21 thoughts on “Insecure Writer’s Support Group: Am I Doing This Wrong?”

  1. Wow, another twilight fanfic creates a millionaire. I hadn’t heard about this coz I’m in the middle of a WIP and stop blog-hopping. Like someone said, I write what I like and never follow trends. Following trends always feels like cheating, but publishers don’t care. they want to make money and so they ride on the coattails of successful series.


  2. “50 Shades of Hungry Twilight Games”
    This is why I love you and why you are meant to be a writer. Because your voice and your knack for catchy sarcasm is unparalleled within my small-ish world. I bet I could pick out an Adrianne Russell original amongst a pile of fakers, your voice is THAT GOOD.



  3. I do wonder where some of these books come from, but I think that the success of ’50 Shades’ is actually a good thing. It speaks to the untapped potential of some seriously under-served markets. The only trend I see is that we’ll all be shocked by ‘the next big thing’ — it’s going to touch yet another market people didn’t realize existed.


    1. That’s something to think about. It seems that the trend is actually “OMG, I can’t believe (insert group here) can actually read!” It was the same during the 90s when Terry McMillan broke out and everyone was shocked that black women were reading, or when J.K. Rowling showed that young people read, and now it’s E.L. James miraculously turning women into readers.

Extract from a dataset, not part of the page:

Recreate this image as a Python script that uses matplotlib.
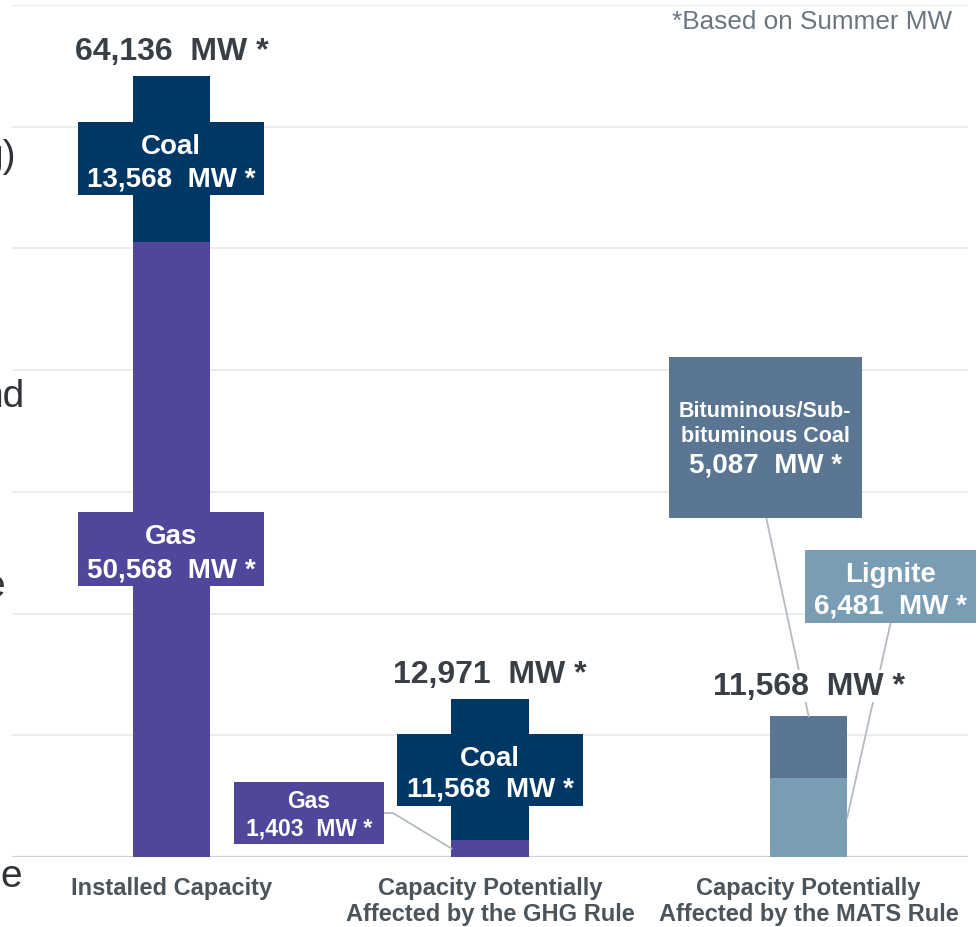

Sheesh.


  4. Don’t laugh – I bet someone comes out with that title next month!
    Your niche is what you feel most comfortable writing. Sad there isn’t more originality, but guess what? That means YOU can be the original!
    Thanks for joining the IWSG.


    1. You’re right. Good thing this blog is copyrighted! 😉

      I’m happy to be me and write what I like and wish for others to do the same no matter what. Hopefully, there is room for all of us!


  5. I’ve always just written what I wanted to. I don’t think about what’s trending. Publishing is too slow to do that. If you write a mermaid book when mermaids are hot, it won’t come out for another two years. Everyone will be sick of mermaids by then. So write what you like. A good book will sell, regardless of the genre.


    1. That’s exactly what I do. There’s no way to chase trends using a traditional publishing model. But you have to wonder if that’s the reason publishers are now scooping up indie stuff that’s already written and put out via Amazon or Smashwords and mass-distributing it so they don’t have to worry about that long timetable. By doing it that way, you can immediately capitalize on the trend. The worry is in what happens next if that author doesn’t have a deep catalog of work to distribute.


  6. Stay strong Adrianne, keep writing, and don’t let the bad-guys win. I don’t like “fan-fic.” Never have. But I got a bit less revolted when I realized that a lot of the TV shows we watch are actually “fan-fic.” They’re written by screenwriters, on spec, about someone else’s characters and story lines.


    1. That’s the thing, I’m not sure that anyone is good or bad. I’m not bemoaning anyone’s success or wishing that the same thing wouldn’t happen to me someday. I’m not even particularly down on fan-fiction. It just annoyed me that here we go trying to repackage and reproduce something that was obviously lightning in a bottle and tons of resources and human energy will go into trying to make this happen rather than finding something new.


  7. I still believe that writing true to yourself is the best policy. After ten years of rejection letters, I decided I was ready to indie publish, and I don’t regret it. Sure, I envy those big book deals, too, but I remind myself why I started writing. I didn’t do it for the money. I started writing because I wanted to tell stories. I wanted to connect with readers.

    I SOOOO agree that the industry chases trends, and it’s too bad.


  8. ‘Don’t hate the player, hate the game.’
    Thank you for that. Publishing seems such a tricky thing, that I’ve decided to keep my focus on doing what I feel I’m best at: writing books. Where these books fit into the game might be a job for more savvy minds than mine.


    1. It’s really tricky and subjective, and anyone who works in it will tell you so. I’m fine with that. I just occasionally have to think about if and where I’ll find my place.